I got a stint and a half dozen heart meds. A month later I was diagnosed with a meningioma, a type of (usually) benign brain tumor that I’m still awaiting treatment for. Hell, I’m still waiting my 2nd neurosurgeon appointment.

Anyhoo – on the plus sides…

I’ve been awarded SSI/disability (income finally!) and have had surgery in both eyes for cataract removal – with a real groovy bonus of mostly corrected vision. After 51 years, I don’t have to wear corrective lenses! I wake up in the morning and I can see!

Silver linings are groovy!

After breaking up with the estranged boyfriend/housemate/whatever (another part of the story) I’ve been staying with a friend, healing in body, mind and spirit by dreaming of what I want. My previous choices and dreams have included the needs and desires of others like family, kids, spouses (now former) and (sadly) cultural conditioning.

Between the heart and tumor, I’ve gotten (finally) selfishly focused on me.

NOTE: You don’t have to wait until it’s “your turn” – You absolutely have the right and deserve to focus on your needs. Indeed, focusing on your needs is the healthy way to be. LESSON LEARNED. 

I’d like to make my own cob or tiny home with a permaculture garden and a large geo dome tropical greenhouse. I’m considering the possibility of hooking up with some other peeps in a like-minded community – maybe.

YouTube has become my favorite go-to for delving into my next steps.

I’ve watched about a hundred tiny home shows, cob building, and permaculture tutorials and other homesteading off-grid shows. I’ve checked out about 20 books from the library and even went to a tiny home expo.

I’m excited about my future.

That’s the Magnetic North dream.

Prior to that I will build my homesteading/permaculture skills and decide where to sink my roots. This is the part likely to freak some people. I get goose bumps thinking about it too; a sure sign it’s going to be exhilarating.

I’m looking into being a volunteer at organic farms around the country (Gotta love room and board!). I will also be traveling on my own and essentially living in Sparky (my older Honda CRV), staying at national and state parks and boon docking, visiting gardens and vistas.

I will see about getting some building experience by volunteering too.

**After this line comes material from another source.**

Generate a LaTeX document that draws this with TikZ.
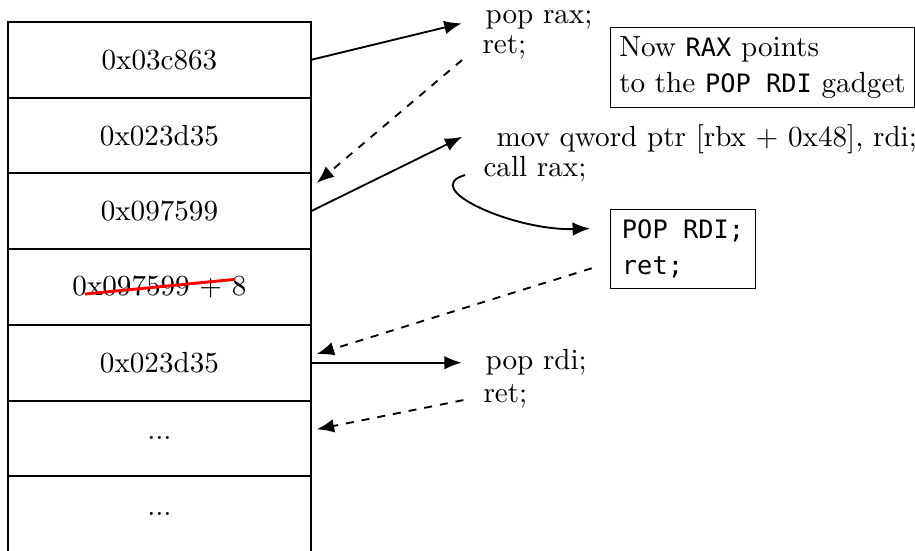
\documentclass[tikz,border=0pt,11pt]{standalone}
\usepackage{fontspec}
\setmonofont[Scale=0.87]{DejaVu Sans Mono}
\usetikzlibrary{arrows.meta,calc}
\begin{document}
\begin{tikzpicture}[
  cell/.style={draw, line width=0.75pt, minimum width=4cm, minimum height=1cm, inner sep=0pt, outer sep=0pt},
  instr/.style={anchor=base west, inner sep=0pt},
  note/.style={draw, thin, align=left, anchor=north west, inner sep=3.3pt},
  arr/.style={line width=0.7pt, -{Latex[length=2.3mm,width=1.8mm]}},
  darr/.style={arr, dashed},
  strike/.style={red, line width=1.1pt},
]
\useasboundingbox (-0.106,0.291) rectangle (11.981,-6.975);

% stack cells
\node[cell] (r1) at (2,-0.5) {0x03c863};
\node[cell] (r2) at (2,-1.5) {0x023d35};
\node[cell] (r3) at (2,-2.5) {0x097599};
\node[cell] (r4) at (2,-3.5) {0x097599 + 8};
\node[cell] (r5) at (2,-4.5) {0x023d35};
\node[cell] (r6) at (2,-5.5) {...};
\node[cell] (r7) at (2,-6.5) {...};

% strike through
\coordinate (s1) at (1.017,-3.593);
\coordinate (s2) at (3.0,-3.399);
\draw[strike] (s1) -- (s2);

% instruction texts
\node[instr] (poprax) at (6.301,-0.013) {pop rax;};
\node[instr] (ret1) at (6.261,-0.409) {ret;};
\node[instr] (mov) at (6.446,-1.638) {mov qword ptr [rbx + 0x48], rdi;};
\node[instr] (call) at (6.274,-2.034) {call rax;};
\node[instr] (poprdi) at (6.301,-4.584) {pop rdi;};
\node[instr] (ret2) at (6.274,-5.02) {ret;};

% notes
\node[note] (note1) at (7.952,-0.066) {Now \texttt{RAX} points\\to the \texttt{POP RDI} gadget};
\node[note, inner xsep=4.3pt, inner ysep=3.8pt] (gadget) at (7.952,-2.47) {\texttt{POP RDI;}\\\texttt{ret;}};

% arrows
\draw[arr] (r1.east) -- ($(poprax.base west)+(-0.308,-0.004)$);
\draw[darr] ($(ret1.base west)+(-0.264,-0.093)$) -- ($(r3.north east)+(0.078,-0.126)$);
\draw[arr] (r3.east) -- ($(mov.base west)+(-0.445,0.122)$);
\draw[arr] ($(call.base west)+(-0.237,0.013)$) .. controls (5.42,-2.2) and (6.7,-2.76) .. ($(gadget.west)+(-0.264,0.27)$);
\draw[darr] ($(gadget.west)+(-0.242,-0.255)$) -- ($(r5.east)+(0.078,0.114)$);
\draw[arr] (r5.east) -- ($(poprdi.base west)+(-0.308,0.084)$);
\draw[darr] ($(ret2.base west)+(-0.259,0.026)$) -- ($(r6.east)+(0.078,0.12)$);
\end{tikzpicture}
\end{document}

Houseless is not homeless. Yeah Baby! About time!

The past year and the 2 before have felt horribly shitty but those are past chapters

While I wait for my brain treatment and healing, I’ve got some actual closures to take care of. I’ll be headed back up the hill to my own home and paring down to below minimalist – that’s the goal anyway. Close up my house, the relationship and those shitty chapters.

I might need to get some more sage to burn and a few more crystals…

Life is Groovy!

Bright Blessings!

Carol

Thank you for reading this older post – I hesitated including these and I flipped and flopped and overthought and then decided it would be worth including these as they may be useful to someone else on their own journey.

They not so elegantly document the messiness – and therein lies the beauty and purpose.